What’s the difference between a ‘matron’ and a ‘maid’ of honor?
A ‘matron’ is married, a maid is a single woman. Even a matron of honor is considered one of the bridesmaids.
Ever since we were small, my cousin/best friend and I promised to be in each other’s weddings, but she has gained a lot of weight. Can I ask her to lose weight, or explain why I’m going to pass her over as an attendant?
Come on, people! This person is close to you, and to disrespect anyone is never acceptable. A good suggestion that makes every maid look better is to pick a fabric, color and texture you like and let each attendant have a dress made that flatters her shape.
Our dear friend has a drinking/drug problem, do we take a chance on them being in our wedding party?
It’s always important to make sure your fiancé(e), your parents (both sides) and especially you are stress-free the day of your wedding. Talk to your friend, they have an illness that needs attention. Your conversation and omission of them from your wedding party, while uncomfortable, may be the ‘kick in the pants’ they need to seek treatment.
What about children in weddings?
Ring bearer, flower girls and other children should be between 4 and 8 years old. Ages younger than this may present several problems: They may refuse to go down the aisle and ruin your plans; they may be so adorable they steal the bride’s thunder; they may be so cranky that they disturb others.

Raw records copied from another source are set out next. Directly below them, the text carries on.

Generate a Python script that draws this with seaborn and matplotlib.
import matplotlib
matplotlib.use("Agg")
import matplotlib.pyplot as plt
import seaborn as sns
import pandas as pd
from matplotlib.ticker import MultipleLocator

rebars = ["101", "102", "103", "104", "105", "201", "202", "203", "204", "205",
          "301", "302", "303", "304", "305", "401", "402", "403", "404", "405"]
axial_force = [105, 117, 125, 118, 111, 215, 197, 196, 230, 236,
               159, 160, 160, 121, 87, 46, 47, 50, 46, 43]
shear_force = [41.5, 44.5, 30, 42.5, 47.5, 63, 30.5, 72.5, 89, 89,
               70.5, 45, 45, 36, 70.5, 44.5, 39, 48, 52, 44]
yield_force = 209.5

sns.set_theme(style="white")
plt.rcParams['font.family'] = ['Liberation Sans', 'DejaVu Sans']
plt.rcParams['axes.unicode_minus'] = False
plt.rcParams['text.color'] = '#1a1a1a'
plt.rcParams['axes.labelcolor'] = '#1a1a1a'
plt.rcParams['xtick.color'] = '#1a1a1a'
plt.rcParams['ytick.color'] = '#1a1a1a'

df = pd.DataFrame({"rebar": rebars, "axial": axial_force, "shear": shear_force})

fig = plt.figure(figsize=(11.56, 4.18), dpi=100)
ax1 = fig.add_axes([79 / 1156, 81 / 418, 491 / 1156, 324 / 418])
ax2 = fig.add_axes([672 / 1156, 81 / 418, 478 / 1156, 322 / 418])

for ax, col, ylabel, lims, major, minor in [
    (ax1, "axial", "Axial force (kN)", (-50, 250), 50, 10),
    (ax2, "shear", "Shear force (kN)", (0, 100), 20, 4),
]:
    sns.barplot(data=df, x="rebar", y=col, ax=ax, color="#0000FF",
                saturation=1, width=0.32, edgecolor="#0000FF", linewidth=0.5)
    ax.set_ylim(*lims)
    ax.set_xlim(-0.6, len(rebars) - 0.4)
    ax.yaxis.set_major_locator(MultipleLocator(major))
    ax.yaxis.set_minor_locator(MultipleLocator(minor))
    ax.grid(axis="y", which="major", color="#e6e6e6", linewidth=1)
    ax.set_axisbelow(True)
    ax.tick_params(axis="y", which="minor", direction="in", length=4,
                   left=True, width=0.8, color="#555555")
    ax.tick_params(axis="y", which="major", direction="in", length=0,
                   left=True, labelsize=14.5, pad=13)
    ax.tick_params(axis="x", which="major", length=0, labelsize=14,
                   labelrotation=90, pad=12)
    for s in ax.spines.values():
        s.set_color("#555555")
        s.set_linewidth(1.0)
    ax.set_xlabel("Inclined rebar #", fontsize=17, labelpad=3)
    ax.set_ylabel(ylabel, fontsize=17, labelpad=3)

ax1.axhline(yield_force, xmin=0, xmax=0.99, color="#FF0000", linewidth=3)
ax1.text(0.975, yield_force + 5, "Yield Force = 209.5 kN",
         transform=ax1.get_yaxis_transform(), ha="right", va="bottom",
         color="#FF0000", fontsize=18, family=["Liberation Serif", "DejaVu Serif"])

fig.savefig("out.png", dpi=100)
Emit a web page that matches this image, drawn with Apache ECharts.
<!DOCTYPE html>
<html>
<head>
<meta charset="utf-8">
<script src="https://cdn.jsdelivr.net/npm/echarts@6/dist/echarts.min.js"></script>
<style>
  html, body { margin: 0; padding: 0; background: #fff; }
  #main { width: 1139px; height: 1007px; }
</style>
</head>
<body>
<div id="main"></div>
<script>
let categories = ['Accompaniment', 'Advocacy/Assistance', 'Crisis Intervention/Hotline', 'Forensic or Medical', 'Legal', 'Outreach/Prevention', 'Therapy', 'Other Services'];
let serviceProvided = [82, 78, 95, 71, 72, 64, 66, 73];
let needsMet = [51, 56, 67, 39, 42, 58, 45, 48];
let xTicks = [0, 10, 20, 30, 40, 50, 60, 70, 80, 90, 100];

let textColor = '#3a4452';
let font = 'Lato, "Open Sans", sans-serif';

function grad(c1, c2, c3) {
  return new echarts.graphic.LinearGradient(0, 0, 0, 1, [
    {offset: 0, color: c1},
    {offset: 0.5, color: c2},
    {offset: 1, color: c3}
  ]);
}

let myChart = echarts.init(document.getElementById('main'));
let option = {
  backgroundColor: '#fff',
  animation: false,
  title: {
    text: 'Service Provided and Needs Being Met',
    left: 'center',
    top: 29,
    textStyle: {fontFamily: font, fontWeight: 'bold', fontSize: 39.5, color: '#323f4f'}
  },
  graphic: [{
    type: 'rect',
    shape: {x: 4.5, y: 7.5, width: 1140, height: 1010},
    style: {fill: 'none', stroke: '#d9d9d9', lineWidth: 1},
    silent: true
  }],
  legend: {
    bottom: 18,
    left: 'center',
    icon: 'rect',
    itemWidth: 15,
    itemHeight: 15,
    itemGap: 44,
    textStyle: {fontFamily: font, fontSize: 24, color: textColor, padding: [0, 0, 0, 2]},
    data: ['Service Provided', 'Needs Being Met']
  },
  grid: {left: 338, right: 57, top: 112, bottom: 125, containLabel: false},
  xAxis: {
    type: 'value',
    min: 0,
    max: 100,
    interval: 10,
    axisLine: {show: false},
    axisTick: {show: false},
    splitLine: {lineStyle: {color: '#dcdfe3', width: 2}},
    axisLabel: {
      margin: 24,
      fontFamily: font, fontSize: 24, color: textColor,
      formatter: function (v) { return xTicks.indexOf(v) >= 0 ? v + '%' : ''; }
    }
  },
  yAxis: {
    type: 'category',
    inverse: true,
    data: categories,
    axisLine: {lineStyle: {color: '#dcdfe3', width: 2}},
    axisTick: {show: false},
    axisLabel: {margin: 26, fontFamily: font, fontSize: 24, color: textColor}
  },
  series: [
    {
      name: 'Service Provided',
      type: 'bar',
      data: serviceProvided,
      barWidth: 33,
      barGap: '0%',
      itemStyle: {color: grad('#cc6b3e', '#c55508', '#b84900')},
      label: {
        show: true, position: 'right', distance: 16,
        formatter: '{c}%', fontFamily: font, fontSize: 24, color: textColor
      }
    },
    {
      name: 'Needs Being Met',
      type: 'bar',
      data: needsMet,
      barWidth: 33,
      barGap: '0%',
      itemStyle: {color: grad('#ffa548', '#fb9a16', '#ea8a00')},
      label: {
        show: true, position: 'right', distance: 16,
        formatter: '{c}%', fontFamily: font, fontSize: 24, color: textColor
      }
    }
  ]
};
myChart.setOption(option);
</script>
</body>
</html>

Having said that, I’ll tell you one of my favorite flower girl/ring bearer stories. The ring bearer was the son of the best man. The flower girl was very serious about her job and dropped the flowers, petal by petal. The anxious ring bearer tried with all his might to pick up the petals and put them in his pockets as he went down the aisle. Halfway down, the exasperated little guy bellows out, “Daddy, this brat keeps dropping her flowers!”
There are hundreds of situations that might cause you to ponder What’s the right way to do things regarding members of your bridal party? There are tons of printed guides out there, but the most important thing is to show those people in your life how much you care about them by including them in your wedding party. Have a loving, generous heart and try to put yourself in the other person’s position for a while by experiencing the joy or pain they would feel based on your decisions. Doing this, you’ll never have to consult an etiquette guide. You will have learned a vital life lesson: Always treat yourself and others with respect and never allow anyone, even those you’re not close to, to feel uncomfortable.